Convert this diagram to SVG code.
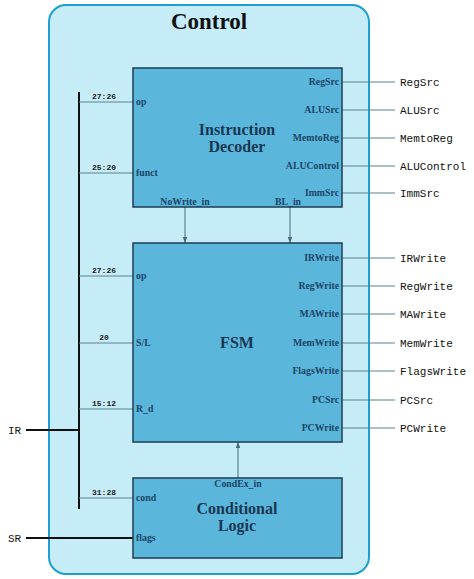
<svg xmlns="http://www.w3.org/2000/svg" width="474" height="579" viewBox="0 0 474 579">
<defs>
<marker id="arr" viewBox="0 0 6 6" refX="6" refY="3" markerWidth="6" markerHeight="6" orient="auto" markerUnits="userSpaceOnUse">
<path d="M0,0.8 L6,3 L0,5.2 z" fill="#3f6a7c"/>
</marker>
<style>
.outer{fill:#c5ecf7;stroke:#1c9fd3;stroke-width:2}
.box{fill:#5bb6dc;stroke:#1d3c52;stroke-width:1.5}
.title{font-family:"Liberation Serif",serif;font-weight:bold;fill:#111;font-size:23px;text-anchor:middle}
.btitle{font-family:"Liberation Serif",serif;font-weight:bold;fill:#173652;font-size:16px;text-anchor:middle}
.port{font-family:"Liberation Serif",serif;font-weight:bold;fill:#1b4466;font-size:9.8px}
.pr{text-anchor:end}
.pm{text-anchor:middle}
.bits{font-family:"Liberation Mono",monospace;font-weight:bold;fill:#222;font-size:8px;text-anchor:middle}
.sig{font-family:"Liberation Mono",monospace;fill:#111;font-size:11px}
.wire{stroke:#5a8292;stroke-width:1.2;fill:none}
.bus{stroke:#111;stroke-width:2;fill:none}
</style>
</defs>
<g id="control">
<rect class="outer" x="49" y="5" width="320" height="569" rx="17" ry="17"/>
<text class="title" x="209" y="29">Control</text>
</g>
<g id="connectors">
<line class="bus" x1="79" y1="92" x2="79" y2="509"/>
<line class="bus" x1="26" y1="430" x2="79" y2="430"/>
<line class="bus" x1="26" y1="538" x2="133" y2="538"/>
<line class="wire" x1="79" y1="102" x2="133" y2="102"/>
<line class="wire" x1="79" y1="173" x2="133" y2="173"/>
<line class="wire" x1="79" y1="276" x2="133" y2="276"/>
<line class="wire" x1="79" y1="343" x2="133" y2="343"/>
<line class="wire" x1="79" y1="409" x2="133" y2="409"/>
<line class="wire" x1="79" y1="498" x2="133" y2="498"/>
<line class="wire" x1="185" y1="207" x2="185" y2="243" marker-end="url(#arr)"/>
<line class="wire" x1="290" y1="207" x2="290" y2="243" marker-end="url(#arr)"/>
<line class="wire" x1="238" y1="478" x2="238" y2="442" marker-end="url(#arr)"/>
<line class="wire" x1="342" y1="82" x2="395" y2="82"/>
<line class="wire" x1="342" y1="110" x2="395" y2="110"/>
<line class="wire" x1="342" y1="138" x2="395" y2="138"/>
<line class="wire" x1="342" y1="166" x2="395" y2="166"/>
<line class="wire" x1="342" y1="193" x2="395" y2="193"/>
<line class="wire" x1="342" y1="258" x2="395" y2="258"/>
<line class="wire" x1="342" y1="286" x2="395" y2="286"/>
<line class="wire" x1="342" y1="314" x2="395" y2="314"/>
<line class="wire" x1="342" y1="343" x2="395" y2="343"/>
<line class="wire" x1="342" y1="371" x2="395" y2="371"/>
<line class="wire" x1="342" y1="400" x2="395" y2="400"/>
<line class="wire" x1="342" y1="428" x2="395" y2="428"/>
<text class="bits" x="104" y="99">27:26</text>
<text class="bits" x="104" y="170">25:20</text>
<text class="bits" x="104" y="273">27:26</text>
<text class="bits" x="104" y="340">20</text>
<text class="bits" x="104" y="406">15:12</text>
<text class="bits" x="104" y="495">31:28</text>
<text class="sig" x="8" y="434">IR</text>
<text class="sig" x="8" y="542">SR</text>
<text class="sig" x="400" y="86">RegSrc</text>
<text class="sig" x="400" y="114">ALUSrc</text>
<text class="sig" x="400" y="142">MemtoReg</text>
<text class="sig" x="400" y="170">ALUControl</text>
<text class="sig" x="400" y="197">ImmSrc</text>
<text class="sig" x="400" y="262">IRWrite</text>
<text class="sig" x="400" y="290">RegWrite</text>
<text class="sig" x="400" y="318">MAWrite</text>
<text class="sig" x="400" y="347">MemWrite</text>
<text class="sig" x="400" y="375">FlagsWrite</text>
<text class="sig" x="400" y="404">PCSrc</text>
<text class="sig" x="400" y="432">PCWrite</text>
</g>
<g id="decoder">
<rect class="box" x="133" y="68" width="209" height="139"/>
<text class="btitle" x="237" y="135">Instruction</text>
<text class="btitle" x="237" y="152">Decoder</text>
<text class="port" x="136" y="105">op</text>
<text class="port" x="136" y="176">funct</text>
<text class="port pr" x="339" y="85">RegSrc</text>
<text class="port pr" x="339" y="113">ALUSrc</text>
<text class="port pr" x="339" y="141">MemtoReg</text>
<text class="port pr" x="339" y="169">ALUControl</text>
<text class="port pr" x="339" y="196">ImmSrc</text>
<text class="port pm" x="185" y="205">NoWrite_in</text>
<text class="port pm" x="288" y="205">BL_in</text>
</g>
<g id="fsm">
<rect class="box" x="133" y="243" width="209" height="199"/>
<text class="btitle" x="237" y="348">FSM</text>
<text class="port" x="136" y="279">op</text>
<text class="port" x="136" y="346">S/L</text>
<text class="port" x="136" y="412">R_d</text>
<text class="port pr" x="339" y="261">IRWrite</text>
<text class="port pr" x="339" y="289">RegWrite</text>
<text class="port pr" x="339" y="317">MAWrite</text>
<text class="port pr" x="339" y="346">MemWrite</text>
<text class="port pr" x="339" y="374">FlagsWrite</text>
<text class="port pr" x="339" y="403">PCSrc</text>
<text class="port pr" x="339" y="431">PCWrite</text>
</g>
<g id="condlogic">
<rect class="box" x="133" y="478" width="209" height="80"/>
<text class="btitle" x="237" y="514">Conditional</text>
<text class="btitle" x="237" y="531">Logic</text>
<text class="port pm" x="238" y="487">CondEx_in</text>
<text class="port" x="136" y="501">cond</text>
<text class="port" x="136" y="541">flags</text>
</g>
</svg>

■ ■ ■ ■

▶ **Requirement**:
All the lines above are to be reproduced exactly, except the pictures.

▶ **Output below**:
Convert this diagram to SVG code.
<svg xmlns="http://www.w3.org/2000/svg" width="474" height="579" viewBox="0 0 474 579">
<defs>
<marker id="arr" viewBox="0 0 6 6" refX="6" refY="3" markerWidth="6" markerHeight="6" orient="auto" markerUnits="userSpaceOnUse">
<path d="M0,0.8 L6,3 L0,5.2 z" fill="#3f6a7c"/>
</marker>
<style>
.outer{fill:#c5ecf7;stroke:#1c9fd3;stroke-width:2}
.box{fill:#5bb6dc;stroke:#1d3c52;stroke-width:1.5}
.title{font-family:"Liberation Serif",serif;font-weight:bold;fill:#111;font-size:23px;text-anchor:middle}
.btitle{font-family:"Liberation Serif",serif;font-weight:bold;fill:#173652;font-size:16px;text-anchor:middle}
.port{font-family:"Liberation Serif",serif;font-weight:bold;fill:#1b4466;font-size:9.8px}
.pr{text-anchor:end}
.pm{text-anchor:middle}
.bits{font-family:"Liberation Mono",monospace;font-weight:bold;fill:#222;font-size:8px;text-anchor:middle}
.sig{font-family:"Liberation Mono",monospace;fill:#111;font-size:11px}
.wire{stroke:#5a8292;stroke-width:1.2;fill:none}
.bus{stroke:#111;stroke-width:2;fill:none}
</style>
</defs>
<g id="control">
<rect class="outer" x="49" y="5" width="320" height="569" rx="17" ry="17"/>
<text class="title" x="209" y="29">Control</text>
</g>
<g id="connectors">
<line class="bus" x1="79" y1="92" x2="79" y2="509"/>
<line class="bus" x1="26" y1="430" x2="79" y2="430"/>
<line class="bus" x1="26" y1="538" x2="133" y2="538"/>
<line class="wire" x1="79" y1="102" x2="133" y2="102"/>
<line class="wire" x1="79" y1="173" x2="133" y2="173"/>
<line class="wire" x1="79" y1="276" x2="133" y2="276"/>
<line class="wire" x1="79" y1="343" x2="133" y2="343"/>
<line class="wire" x1="79" y1="409" x2="133" y2="409"/>
<line class="wire" x1="79" y1="498" x2="133" y2="498"/>
<line class="wire" x1="185" y1="207" x2="185" y2="243" marker-end="url(#arr)"/>
<line class="wire" x1="290" y1="207" x2="290" y2="243" marker-end="url(#arr)"/>
<line class="wire" x1="238" y1="478" x2="238" y2="442" marker-end="url(#arr)"/>
<line class="wire" x1="342" y1="82" x2="395" y2="82"/>
<line class="wire" x1="342" y1="110" x2="395" y2="110"/>
<line class="wire" x1="342" y1="138" x2="395" y2="138"/>
<line class="wire" x1="342" y1="166" x2="395" y2="166"/>
<line class="wire" x1="342" y1="193" x2="395" y2="193"/>
<line class="wire" x1="342" y1="258" x2="395" y2="258"/>
<line class="wire" x1="342" y1="286" x2="395" y2="286"/>
<line class="wire" x1="342" y1="314" x2="395" y2="314"/>
<line class="wire" x1="342" y1="343" x2="395" y2="343"/>
<line class="wire" x1="342" y1="371" x2="395" y2="371"/>
<line class="wire" x1="342" y1="400" x2="395" y2="400"/>
<line class="wire" x1="342" y1="428" x2="395" y2="428"/>
<text class="bits" x="104" y="99">27:26</text>
<text class="bits" x="104" y="170">25:20</text>
<text class="bits" x="104" y="273">27:26</text>
<text class="bits" x="104" y="340">20</text>
<text class="bits" x="104" y="406">15:12</text>
<text class="bits" x="104" y="495">31:28</text>
<text class="sig" x="8" y="434">IR</text>
<text class="sig" x="8" y="542">SR</text>
<text class="sig" x="400" y="86">RegSrc</text>
<text class="sig" x="400" y="114">ALUSrc</text>
<text class="sig" x="400" y="142">MemtoReg</text>
<text class="sig" x="400" y="170">ALUControl</text>
<text class="sig" x="400" y="197">ImmSrc</text>
<text class="sig" x="400" y="262">IRWrite</text>
<text class="sig" x="400" y="290">RegWrite</text>
<text class="sig" x="400" y="318">MAWrite</text>
<text class="sig" x="400" y="347">MemWrite</text>
<text class="sig" x="400" y="375">FlagsWrite</text>
<text class="sig" x="400" y="404">PCSrc</text>
<text class="sig" x="400" y="432">PCWrite</text>
</g>
<g id="decoder">
<rect class="box" x="133" y="68" width="209" height="139"/>
<text class="btitle" x="237" y="135">Instruction</text>
<text class="btitle" x="237" y="152">Decoder</text>
<text class="port" x="136" y="105">op</text>
<text class="port" x="136" y="176">funct</text>
<text class="port pr" x="339" y="85">RegSrc</text>
<text class="port pr" x="339" y="113">ALUSrc</text>
<text class="port pr" x="339" y="141">MemtoReg</text>
<text class="port pr" x="339" y="169">ALUControl</text>
<text class="port pr" x="339" y="196">ImmSrc</text>
<text class="port pm" x="185" y="205">NoWrite_in</text>
<text class="port pm" x="288" y="205">BL_in</text>
</g>
<g id="fsm">
<rect class="box" x="133" y="243" width="209" height="199"/>
<text class="btitle" x="237" y="348">FSM</text>
<text class="port" x="136" y="279">op</text>
<text class="port" x="136" y="346">S/L</text>
<text class="port" x="136" y="412">R_d</text>
<text class="port pr" x="339" y="261">IRWrite</text>
<text class="port pr" x="339" y="289">RegWrite</text>
<text class="port pr" x="339" y="317">MAWrite</text>
<text class="port pr" x="339" y="346">MemWrite</text>
<text class="port pr" x="339" y="374">FlagsWrite</text>
<text class="port pr" x="339" y="403">PCSrc</text>
<text class="port pr" x="339" y="431">PCWrite</text>
</g>
<g id="condlogic">
<rect class="box" x="133" y="478" width="209" height="80"/>
<text class="btitle" x="237" y="514">Conditional</text>
<text class="btitle" x="237" y="531">Logic</text>
<text class="port pm" x="238" y="487">CondEx_in</text>
<text class="port" x="136" y="501">cond</text>
<text class="port" x="136" y="541">flags</text>
</g>
</svg>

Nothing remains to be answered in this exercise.